-- START OF Data section --

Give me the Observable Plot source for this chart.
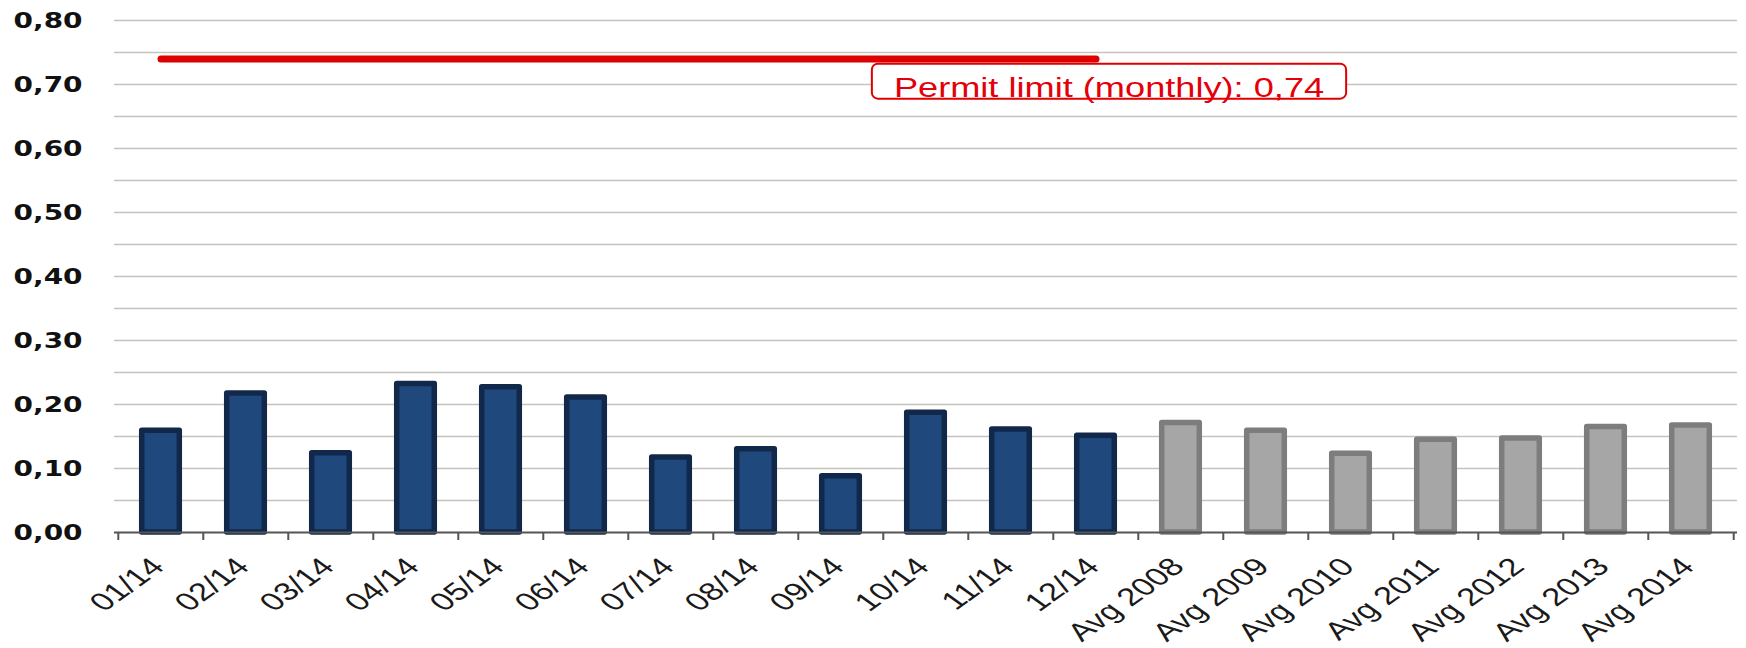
<!DOCTYPE html>
<html>
<head>
<meta charset="utf-8">
<script src="https://cdn.jsdelivr.net/npm/d3@7"></script>
<script src="https://cdn.jsdelivr.net/npm/@observablehq/plot@0.6"></script>
<style>
  body { margin: 0; background: #ffffff; }
  #chart svg { display: block; }
</style>
</head>
<body>
<div id="chart"></div>
<script>
// ---- data ----
const months = ["01/14", "02/14", "03/14", "04/14", "05/14", "06/14", "07/14", "08/14", "09/14", "10/14", "11/14", "12/14"];
const monthValues = [0.159, 0.217, 0.124, 0.232, 0.227, 0.211, 0.117, 0.130, 0.088, 0.187, 0.161, 0.151];
const averages = ["Avg 2008", "Avg 2009", "Avg 2010", "Avg 2011", "Avg 2012", "Avg 2013", "Avg 2014"];
const averageValues = [0.171, 0.159, 0.123, 0.145, 0.147, 0.165, 0.167];
const permitLimit = 0.74;
const permitLabel = "Permit limit (monthly): 0,74";
const yTicks = [0, 0.1, 0.2, 0.3, 0.4, 0.5, 0.6, 0.7, 0.8];
const gridTicks = [0.05, 0.1, 0.15, 0.2, 0.25, 0.3, 0.35, 0.4, 0.45, 0.5, 0.55, 0.6, 0.65, 0.7, 0.75, 0.8];

// ---- layout / style ----
const W = 1746, H = 648;
const ML = 114, MR = 9, MT = 20, MB = 116;
const categories = months.concat(averages);
const step = (W - ML - MR) / categories.length;
const barInset = (step - 38) / 2;
const STRETCH = 1.27;   // text in the reference is drawn horizontally widened
const STRETCH_X = 1.4;  // rotated category labels

const rows = [
  ...months.map((c, i) => ({category: c, value: monthValues[i], fill: "#1f497d", stroke: "#12284a"})),
  ...averages.map((c, i) => ({category: c, value: averageValues[i], fill: "#a6a6a6", stroke: "#7d7d7d"}))
];
const limitLine = [
  {category: months[0], value: permitLimit},
  {category: months[months.length - 1], value: permitLimit}
];
const fmt = d => d.toFixed(2).replace(".", ",");

const chart = Plot.plot({
  width: W,
  height: H,
  marginLeft: ML,
  marginRight: MR,
  marginTop: MT,
  marginBottom: MB,
  style: {background: "#ffffff", overflow: "visible"},
  x: {domain: categories, padding: 0, label: null},
  y: {domain: [0, 0.8], label: null},
  marks: [
    Plot.gridY(gridTicks, {stroke: "#c6c3bb", strokeOpacity: 1, strokeWidth: 1.6}),
    Plot.barY(rows, {
      x: "category", y: "value",
      fill: d => d.fill, stroke: d => d.stroke,
      strokeWidth: 5.5, strokeLinejoin: "round",
      insetLeft: barInset, insetRight: barInset
    }),
    Plot.ruleY([0], {stroke: "#555555", strokeWidth: 2}),
    Plot.axisX({tickSize: 8, dx: -step / 2, fill: "none", stroke: "#555555", strokeWidth: 2, label: null}),
    Plot.axisX([categories[categories.length - 1]], {tickSize: 8, dx: step / 2, fill: "none", stroke: "#555555", strokeWidth: 2, label: null}),
    Plot.axisX({
      tickSize: 0, tickPadding: 30, tickRotate: -45, dx: -3,
      fontSize: 25, fontFamily: "Liberation Sans, Arial, sans-serif",
      fill: "#1a1a1a", label: null
    }),
    Plot.axisY(yTicks, {
      tickSize: 0, tickPadding: 32, tickFormat: fmt,
      fontSize: 22, fontWeight: "bold", fontFamily: "DejaVu Sans, Verdana, sans-serif",
      fill: "#111111", label: null
    }),
    Plot.line(limitLine, {
      x: "category", y: "value",
      stroke: "#dc0000", strokeWidth: 7, strokeLinecap: "round"
    }),
    Plot.text([limitLine[1]], {
      x: "category", y: "value", text: () => permitLabel,
      dx: 13, dy: 29,
      fill: "#e4000b", fontSize: 28.5, fontFamily: "Liberation Sans, Arial, sans-serif"
    })
  ]
});

document.getElementById("chart").append(chart);

// widen text horizontally as in the reference
d3.select(chart).selectAll("text").each(function() {
  const t = this.getAttribute("transform");
  if (t) {
    if (t.includes("rotate(")) this.setAttribute("transform", t.replace("rotate(", `scale(${STRETCH_X},1) rotate(`));
    else this.setAttribute("transform", `${t} scale(${STRETCH},1)`);
  } else {
    const x = +this.getAttribute("x") || 0;
    this.removeAttribute("x");
    this.setAttribute("transform", `translate(${x},0) scale(${STRETCH},1)`);
  }
});

// rounded box behind the permit-limit label
const label = d3.select(chart).selectAll("text").filter(function() { return this.textContent === permitLabel; });
if (!label.empty()) {
  const el = label.node();
  const r = el.getBoundingClientRect();
  const s = chart.getBoundingClientRect();
  const group = el.parentNode;
  const box = document.createElementNS("http://www.w3.org/2000/svg", "rect");
  box.setAttribute("x", r.left - s.left - 22);
  box.setAttribute("y", r.top - s.top - 8);
  box.setAttribute("width", r.width + 44);
  box.setAttribute("height", 35);
  box.setAttribute("rx", 6);
  box.setAttribute("fill", "#ffffff");
  box.setAttribute("stroke", "#e00000");
  box.setAttribute("stroke-width", 2);
  chart.insertBefore(box, group);
}
</script>
</body>
</html>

-- END OF Data section --

▸ **Directive**:
Copy exactly the lines running from the beginning of the listing through the line that has "const STRETCH_X = 1.4;". Drop the pictures.

▸ **Exercise output**:
Give me the Observable Plot source for this chart.
<!DOCTYPE html>
<html>
<head>
<meta charset="utf-8">
<script src="https://cdn.jsdelivr.net/npm/d3@7"></script>
<script src="https://cdn.jsdelivr.net/npm/@observablehq/plot@0.6"></script>
<style>
  body { margin: 0; background: #ffffff; }
  #chart svg { display: block; }
</style>
</head>
<body>
<div id="chart"></div>
<script>
// ---- data ----
const months = ["01/14", "02/14", "03/14", "04/14", "05/14", "06/14", "07/14", "08/14", "09/14", "10/14", "11/14", "12/14"];
const monthValues = [0.159, 0.217, 0.124, 0.232, 0.227, 0.211, 0.117, 0.130, 0.088, 0.187, 0.161, 0.151];
const averages = ["Avg 2008", "Avg 2009", "Avg 2010", "Avg 2011", "Avg 2012", "Avg 2013", "Avg 2014"];
const averageValues = [0.171, 0.159, 0.123, 0.145, 0.147, 0.165, 0.167];
const permitLimit = 0.74;
const permitLabel = "Permit limit (monthly): 0,74";
const yTicks = [0, 0.1, 0.2, 0.3, 0.4, 0.5, 0.6, 0.7, 0.8];
const gridTicks = [0.05, 0.1, 0.15, 0.2, 0.25, 0.3, 0.35, 0.4, 0.45, 0.5, 0.55, 0.6, 0.65, 0.7, 0.75, 0.8];

// ---- layout / style ----
const W = 1746, H = 648;
const ML = 114, MR = 9, MT = 20, MB = 116;
const categories = months.concat(averages);
const step = (W - ML - MR) / categories.length;
const barInset = (step - 38) / 2;
const STRETCH = 1.27;   // text in the reference is drawn horizontally widened
const STRETCH_X = 1.4;  // rotated category labels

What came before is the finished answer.